Mais la provocation pakistanaise s’explique aisément par le manque de soutien manifeste que le Cachemire suscite au sein du monde musulman. Depuis un an, Imran Khan s’est ainsi vu systématiquement refuser ses multiples demandes d’inscrire la situation de la région à l’ordre du jour des réunions de l’Organisation de la Coopération islamique. Ce dédain a parfois pu aller jusqu’au chantage, ainsi lorsque, sur pression de l’Arabie Saoudite, Imran Khan dut annuler sa venue au Sommet islamique en Malaisie en décembre dernier, sous peine de se voir retirer toute aide économique par Riyad… La sourde rivalité entre les pays arabes du Golfe Persique et le Pakistan, deuxième pays musulman le plus peuplé du monde derrière l’Indonésie, s’exprime ici pleinement et les souffrances des coreligionnaires cachemiris pèsent fort peu face aux enjeux stratégiques et également économiques qui ont rapproché les pétromonarchies de New Delhi, au détriment d’Islamabad.

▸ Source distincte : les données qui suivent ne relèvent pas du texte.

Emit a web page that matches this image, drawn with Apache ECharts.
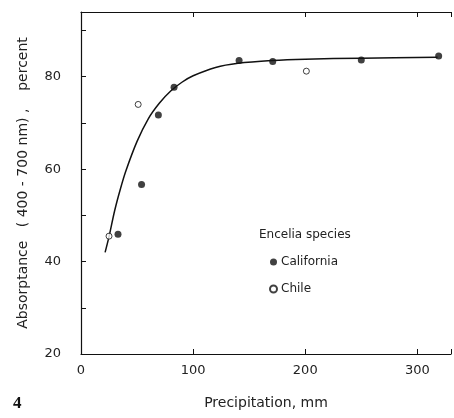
<!DOCTYPE html>
<html><head><meta charset="utf-8">
<script src="https://cdn.jsdelivr.net/npm/echarts@6/dist/echarts.min.js"></script>
<style>html,body{margin:0;padding:0;background:#fff}#c{width:454px;height:418px}</style>
</head><body><div id="c"></div>
<script>
// Data
const californiaX = [33, 54, 69, 83, 141, 171, 250, 319];
const californiaY = [45.9, 56.7, 71.7, 77.7, 83.5, 83.3, 83.6, 84.5];
const chileX = [25, 51, 201];
const chileY = [45.5, 74.0, 81.2];
const curveX = [21.5, 25, 30, 35, 40, 50, 60, 70, 80, 90, 100, 120, 140, 170, 200, 250, 318];
const curveY = [42, 45.4, 51.0, 55.6, 59.6, 66.0, 70.9, 74.3, 76.9, 78.8, 80.2, 82.0, 82.9, 83.5, 83.8, 84.0, 84.2];
const yTickLabels = [20, 40, 60, 80];
const xTickLabels = [0, 100, 200, 300];

const zip = (a, b) => a.map((v, i) => [v, b[i]]);
const font = 'DejaVu Sans';
const ink = '#222';

const chart = echarts.init(document.getElementById('c'), null, {renderer: 'canvas'});
chart.setOption({
  animation: false,
  backgroundColor: '#fff',
  textStyle: {fontFamily: font, color: ink},
  grid: {left: 81, right: 1, top: 12, bottom: 64},
  title: [
    {text: 'Encelia species', left: 254, top: 224, textStyle: {fontFamily: font, fontSize: 12, fontWeight: 'normal', color: ink}},
    {text: '4', left: 8, top: 390, textStyle: {fontFamily: 'Liberation Serif', fontSize: 17, fontWeight: 'bold', color: '#111'}}
  ],
  legend: {
    orient: 'vertical', left: 264, top: 251, itemGap: 15, itemWidth: 7, itemHeight: 7,
    data: ['California', 'Chile'],
    textStyle: {fontFamily: font, fontSize: 12, color: ink, padding: [0, 0, 0, -1]}
  },
  xAxis: [
    {type: 'value', min: 0, max: 330, interval: 100, position: 'bottom',
     name: 'Precipitation, mm', nameLocation: 'middle', nameGap: 42,
     nameTextStyle: {fontFamily: font, fontSize: 14, color: ink},
     axisLine: {lineStyle: {color: '#111', width: 1.2}},
     axisTick: {inside: true, length: 5, lineStyle: {color: '#111'}},
     axisLabel: {margin: 10, fontSize: 13, color: ink, fontFamily: font,
       formatter: v => xTickLabels.includes(v) ? String(v) : ''},
     splitLine: {show: false}},
    {type: 'value', min: 0, max: 330, interval: 100, position: 'top',
     axisLine: {lineStyle: {color: '#111', width: 1.2}},
     axisTick: {inside: true, length: 5, lineStyle: {color: '#111'}},
     axisLabel: {show: false}, splitLine: {show: false}}
  ],
  yAxis: {
    type: 'value', min: 20, max: 94, interval: 10,
    name: 'Absorptance   ( 400 - 700 nm) ,    percent', nameLocation: 'middle', nameGap: 51,
    nameTextStyle: {fontFamily: font, fontSize: 14, color: ink},
    axisLine: {show: true, lineStyle: {color: '#111', width: 1.2}},
    axisTick: {show: true, inside: true, length: 5, lineStyle: {color: '#111'}},
    axisLabel: {margin: 20, fontSize: 13, color: ink, fontFamily: font,
      formatter: v => yTickLabels.includes(v) ? String(v) : ''},
    splitLine: {show: false}
  },
  series: [
    {name: 'fit', type: 'line', data: zip(curveX, curveY), smooth: 0.3, showSymbol: false,
     symbol: 'none', lineStyle: {color: '#111', width: 1.5}, z: 1, silent: true},
    {name: 'California', type: 'scatter', data: zip(californiaX, californiaY), symbol: 'circle', symbolSize: 7,
     itemStyle: {color: '#111', borderColor: '#111', borderWidth: 0}, z: 3},
    {name: 'Chile', type: 'scatter', data: zip(chileX, chileY), symbol: 'circle', symbolSize: 6,
     itemStyle: {color: '#fff', borderColor: '#111', borderWidth: 1}, z: 3}
  ]
});
</script></body></html>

L’étonnante promulgation de cette nouvelle carte a pu ainsi pu apparaître, y compris au Pakistan, comme un acte désespéré d’Imran Khan pour démontrer le succès de sa croisade en faveur du Cachemire, qu’il mène pourtant globalement en solitaire. Le Premier ministre a néanmoins profité du moment pour susciter l’aide de la Turquie, autre grande rivale de l’Arabie Saoudite pour le leadership du monde musulman, et surtout pour réaffirmer l’étroit partenariat du Pakistan avec la Chine, qui depuis les derniers affrontements au Ladakh cherche activement à contrôler l’agressivité de l’Inde et à l’affaiblir. Autre « hasard » du calendrier, c’est précisément le 5 août qu’Islamabad a approuvé le plus important contrat du corridor économique Chine-Pakistan, qui s’élève à 6,8 milliards de dollars investis dans les infrastructures ferroviaires.
Bien qu’Imran Khan ait présenté cette nouvelle carte comme le premier pas d’une lutte politique visant à donner au peuple cachemiri son droit à l’auto-détermination, celui-ci n’en a jamais été plus éloigné. « Annexé » dans les faits, ou sur une carte, le Cachemire n’en reste pas moins pris en tenailles entre l’Inde et le Pakistan, avec la Chine en embuscade. Ses rêves d’indépendance s’évanouissent à mesure que les tensions s’affermissent, et en font plus que jamais le possible déclencheur d’un nouveau conflit indo-pakistanais.
Par Ardavan Amir-Aslani.
Paru dans l’Atlantico du 09/08/2020.